S'il en était besoin, la vision de cette scène ô combien ignoble, et propre à donner la nausée, me renforce plus que jamais dans mon horreur viscérale de la foule en général et des foules vindicatives en particulier, lesquelles m'ont toujours épouvanté au suprême, et ce dès mon plus jeune âge. Ces images de sanglants égorgements et fort maladroites décapitations (ce qui devrait faire quelque peu réfléchir au scandaleux sort que subissent chaque jour dans notre pays ces pauvres bêtes mises à mort dans les abattoirs destinés à approvisionner l'importante filière de la viande halal...), quand bien même celles-ci sont en partie charitablement ''floutées'', nous laissent imaginer ce que furent, il y a plus de deux siècles, les plus ardentes heures de la Terreur révolutionnaire française. Où l'on mesure, tristement, qu'en effet l'invention française de la guillotine fut une manière de progrès humain, si l'on peut dire, dans l'ordre des moyens techniques de procéder à une exécution capitale...
Certes, l'Histoire nous apprend qu'extrêmement rares, et même tout à fait exceptionnelles, je crois bien, furent les révolutions et les libérations nationales qui ont pu faire l'économie de telles scènes d'épuration sauvage et de lynchages populaires. Encore faut-il ajouter que dans le cas qui nous occupe, en l'occurrence celui de la Syrie, ne serait-ce qu'à l'aune des dites "Révolutions arabes" et de leurs déplaisants lendemains qui déchantent sur le mode de l'islamisation croissante de la société civile, mais plus encore dans la mesure où l'on nous dit que la rébellion engagée contre la dictature de Bachar Al-Assad est désormais largement aux mains des islamistes, des combattants djihadistes, des émules d'Al-Qaida, il reste difficile de se convaincre qu'il s'agit bel et bien là d'une insurrection susceptible de déboucher un jour sur la libération du peuple syrien au sens où nous l'entendons en Europe. Entre d'un côté un régime autoritaire soutenu par l'Iran intégriste et les terroristes du Hezbollah (ainsi que la Russie de Poutine), et de l'autre une armée dite "libre" composée de fous d'Allah que financent le Qatar et l'Arabie saoudite (sans oublier la Turquie), je laisse bien volontiers à de plus savants que moi le soin de décider où se trouve l'intérêt de l'Occident et d'Israël.

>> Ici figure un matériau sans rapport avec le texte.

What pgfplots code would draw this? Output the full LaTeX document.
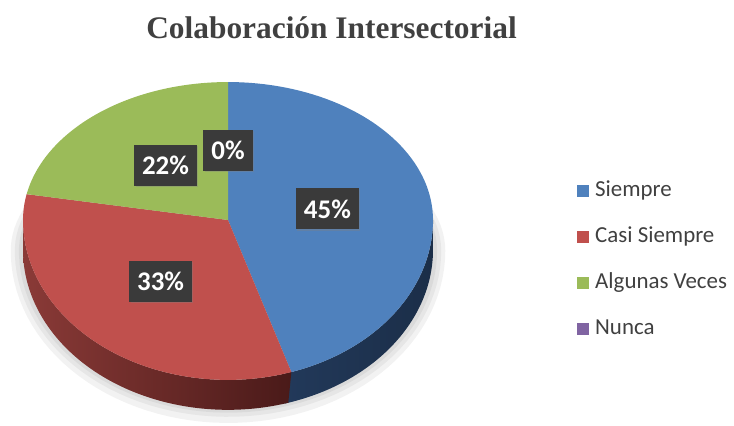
\documentclass[border=0pt]{standalone}
\usepackage{fontspec}
\setmainfont{Liberation Serif}
\newfontfamily\carlito{Carlito}
\usepackage{pgfplots}
\pgfplotsset{compat=1.18}
\usetikzlibrary{shadows}

\definecolor{cBlue}{HTML}{4F81BD}
\definecolor{cRed}{HTML}{C0504D}
\definecolor{cGreen}{HTML}{9BBB59}
\definecolor{cPurple}{HTML}{8064A2}
\definecolor{rSideL}{HTML}{8A3A37}
\definecolor{rSideR}{HTML}{4A1A19}
\definecolor{bSideL}{HTML}{22395A}
\definecolor{bSideR}{HTML}{1B2E48}
\definecolor{cText}{HTML}{404040}
\definecolor{lblGray}{HTML}{3A3A3A}

\tikzset{lbl/.style={fill=lblGray, text=white, inner xsep=8bp, inner ysep=0pt,
    minimum height=41bp, font=\carlito\bfseries\fontsize{27}{27}\selectfont,
    drop shadow={opacity=0.35, shadow xshift=1.5bp, shadow yshift=-1.5bp}}}

% porcentajes
\def\vSiempre{45}
\def\vCasi{33}
\def\vAlgunas{22}
\def\vNunca{0}
\def\depth{0.146}

\begin{document}
\begin{tikzpicture}
\pgfmathsetmacro\aA{90}
\pgfmathsetmacro\aB{\aA-3.6*\vSiempre}
\pgfmathsetmacro\aC{\aB-3.6*\vCasi}
\pgfmathsetmacro\aD{\aC-3.6*\vAlgunas}
\pgfmathsetmacro\aBb{\aB-2}
\path[use as bounding box] (0,0) rectangle (734bp,426bp);

\node[anchor=base, text=cText, font=\bfseries\fontsize{31.5}{31.5}\selectfont]
  at (331.5bp,387bp) {Colaboración Intersectorial};

\begin{axis}[
  at={(23bp,1bp)}, anchor=south west,
  scale only axis, width=410bp, height=358.75bp,
  xmin=-1, xmax=1, ymin=-1, ymax=0.75,
  hide axis, clip=false,
  declare function={
    ey(\t)=sin(\t)*(sin(\t)>0 ? 0.673 : 0.78);
    tt(\s,\a,\b)=(\s<=1) ? \a+(\b-\a)*\s : \b-(\b-\a)*(\s-1);
  },
  legend style={at={(1.3512,0.6829)}, anchor=north west, draw=none, fill=none,
    inner sep=0pt, font=\carlito\fontsize{23}{23}\selectfont, text=cText,
    row sep=25bp, nodes={inner sep=0pt, text height=16bp, text depth=5bp},
    /tikz/every odd column/.style={column sep=6bp}},
  legend cell align=left,
  legend image code/.code={\fill[#1, draw=none] (0bp,-6bp) rectangle (12bp,6bp);},
]
% sombra
\addplot[fill=black, opacity=0.05, draw=none, domain=0:360, samples=120, forget plot]
  ({1.06*cos(x)},{-0.15+sin(x)*(sin(x)>0 ? 0.6 : 0.84)}) -- cycle;
\addplot[fill=black, opacity=0.05, draw=none, domain=0:360, samples=120, forget plot]
  ({1.04*cos(x)},{-0.15+sin(x)*(sin(x)>0 ? 0.6 : 0.81)}) -- cycle;
\addplot[fill=black, opacity=0.05, draw=none, domain=0:360, samples=120, forget plot]
  ({1.02*cos(x)},{-0.15+sin(x)*(sin(x)>0 ? 0.6 : 0.79)}) -- cycle;

% lados (parte frontal visible: -180 a 0); s en [0,1] borde superior, [1,2] inferior
\addplot[left color=bSideL, right color=bSideR, draw=none, domain=0:2, samples=161, forget plot]
  ({cos(tt(x,\aBb,0))},{ey(tt(x,\aBb,0))-(x>1 ? \depth : 0)}) -- cycle;
\addplot[left color=rSideL, right color=rSideR, draw=none, domain=0:2, samples=241, forget plot]
  ({cos(tt(x,-180,\aB))},{ey(tt(x,-180,\aB))-(x>1 ? \depth : 0)}) -- cycle;

% cara superior
\addplot[fill=cBlue, draw=none, domain=\aB:\aA, samples=80, forget plot] ({cos(x)},{ey(x)}) -- (0,0) -- cycle;
\addplot[fill=cRed, draw=none, domain=\aC:\aB, samples=80, forget plot] ({cos(x)},{ey(x)}) -- (0,0) -- cycle;
\addplot[fill=cGreen, draw=none, domain=\aD:\aC, samples=60, forget plot] ({cos(x)},{ey(x)}) -- (0,0) -- cycle;

\node[lbl] at (0.485,0.054) {45\%};
\node[lbl] at (-0.329,-0.300) {33\%};
\node[lbl] at (-0.305,0.266) {22\%};
\node[lbl] at (0,0.341) {0\%};

\addlegendimage{fill=cBlue}
\addlegendentry{Siempre}
\addlegendimage{fill=cRed}
\addlegendentry{Casi Siempre}
\addlegendimage{fill=cGreen}
\addlegendentry{Algunas Veces}
\addlegendimage{fill=cPurple}
\addlegendentry{Nunca}
\end{axis}
\end{tikzpicture}
\end{document}
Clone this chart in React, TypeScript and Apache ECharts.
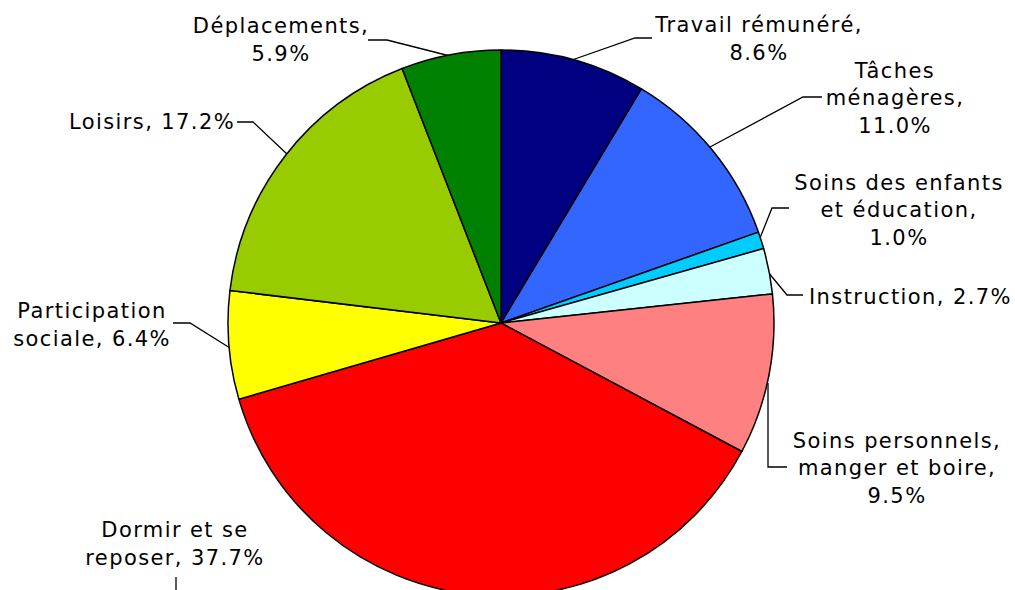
import React, { useEffect, useRef } from "react";
import * as echarts from "echarts";

const categories = [
  "Travail rémunéré",
  "Tâches ménagères",
  "Soins des enfants et éducation",
  "Instruction",
  "Soins personnels, manger et boire",
  "Dormir et se reposer",
  "Participation sociale",
  "Loisirs",
  "Déplacements",
];
const values = [8.6, 11.0, 1.0, 2.7, 9.5, 37.7, 6.4, 17.2, 5.9];
const labelHeads = [
  "Travail rémunéré,\n",
  "Tâches\nménagères,\n",
  "Soins des enfants\net éducation,\n",
  "Instruction, ",
  "Soins personnels,\nmanger et boire,\n",
  "Dormir et se\nreposer, ",
  "Participation\nsociale, ",
  "Loisirs, ",
  "Déplacements,\n",
];
const colors = ["#000080", "#3366FF", "#00CCFF", "#CCFFFF", "#FF8080", "#FF0000", "#FFFF00", "#99CC00", "#008000"];

// label placement (text anchor + leader line path)
const labelPlaces: { x: number; y: number; align: string; line: number[][] }[] = [
  { x: 759, y: 39, align: "center", line: [[572, 60], [635, 38], [652, 38]] },
  { x: 895, y: 98, align: "center", line: [[710, 147], [803, 97], [822, 97]] },
  { x: 899, y: 210, align: "center", line: [[760, 238], [772, 208], [789, 208]] },
  { x: 809, y: 297, align: "left", line: [[768, 272], [787, 295], [803, 295]] },
  { x: 897, y: 468, align: "center", line: [[768, 383], [768, 467], [787, 467]] },
  { x: 175, y: 544, align: "center", line: [[176, 610], [176, 590], [176, 577]] },
  { x: 92, y: 325, align: "center", line: [[230, 348], [190, 323], [173, 323]] },
  { x: 235, y: 122, align: "right", line: [[288, 155], [253, 122], [237, 122]] },
  { x: 281, y: 40, align: "center", line: [[450, 56], [387, 40], [368, 40]] },
];

export default function App() {
  const ref = useRef<HTMLDivElement>(null);
  useEffect(() => {
    if (!ref.current) return;
    const chart = echarts.init(ref.current, undefined, { renderer: "svg" });
    chart.setOption({
      animation: false,
      backgroundColor: "#FFFFFF",
      series: [
        {
          type: "pie",
          center: [501, 323],
          radius: 273,
          startAngle: 90,
          clockwise: true,
          avoidLabelOverlap: false,
          itemStyle: { borderColor: "#000000", borderWidth: 1.5 },
          label: {
            show: true,
            position: "outside",
            fontFamily: "DejaVu Sans, Verdana, sans-serif",
            fontSize: 21,
            lineHeight: 27.5,
            color: "#000000",
            formatter: (p: any) => labelHeads[p.dataIndex] + values[p.dataIndex].toFixed(1) + "%",
          },
          labelLine: { show: true, lineStyle: { color: "#000000", width: 1.3 } },
          labelLayout: (p: any) => {
            const pl = labelPlaces[p.dataIndex];
            return {
              x: pl.x,
              y: pl.y,
              align: pl.align,
              verticalAlign: "middle",
              labelLinePoints: pl.line,
            };
          },
          emphasis: { disabled: true },
          data: categories.map((c, i) => ({ name: c, value: values[i], itemStyle: { color: colors[i] } })),
        },
      ],
    });
    return () => chart.dispose();
  }, []);
  return (
    <>
      <style>{`.pie-root svg text { letter-spacing: 1.4px; }`}</style>
      <div className="pie-root" ref={ref} style={{ position: "fixed", left: 0, top: 0, width: 1015, height: 590 }} />
    </>
  );
}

Pour en revenir aux images insoutenables de la décapitation de supposés opposants par l'armée dite "libre" de Syrie, et si l'on est encore capable de prendre un tant soit peu de recul une fois dépassé (s'il est possible) le dégoût qu'elles ne manquent pas de provoquer dans nos cerveaux civilisés, on peut même faire l'hypothèse - bien entendu tout à fait invérifiable - que les trois individus massacrés de la sorte, devant cette foule masculine hurlant en choeur ''Allah Akbar'', n'étaient peut-être pas d'innocentes victimes dignes de la compassion que nous inspire spontanément l'affreux traitement qu'on leur fait subir sous nos yeux, ni ne s'étaient auparavant pacifiquement comportés à l'égard des hommes venus assister à leur exécution, de sorte qu'eux aussi avaient peut-être du sang sur les mains ; il n'en demeure pas moins qu'il faut plaindre, plus encore que redouter, le nom de ce dieu, soi-disant de paix et d'amour, que de tels bourreaux visiblement improvisés invoquent sans vergogne en accomplissant leur atroce besogne, comme d'ailleurs un peu partout sur la Terre où l'on pose des bombes, où l'on assassine, où l'on persécute et où l'on opprime au nom d'Allah.
Moyennant quoi, il ne manquera sans doute pas de belles âmes entichées des droits de l'homme et partisanes de la repentance à sens unique pour nous rappeler - fort opportunément - que toutes les civilisations se valent, qu'aucune n'est supérieure à une autre, et que tous ceux qui croient encore au choc des civilisations, devant de telles images, ne sont que des fomentateurs de guerre civile et des islamophobes invétérés.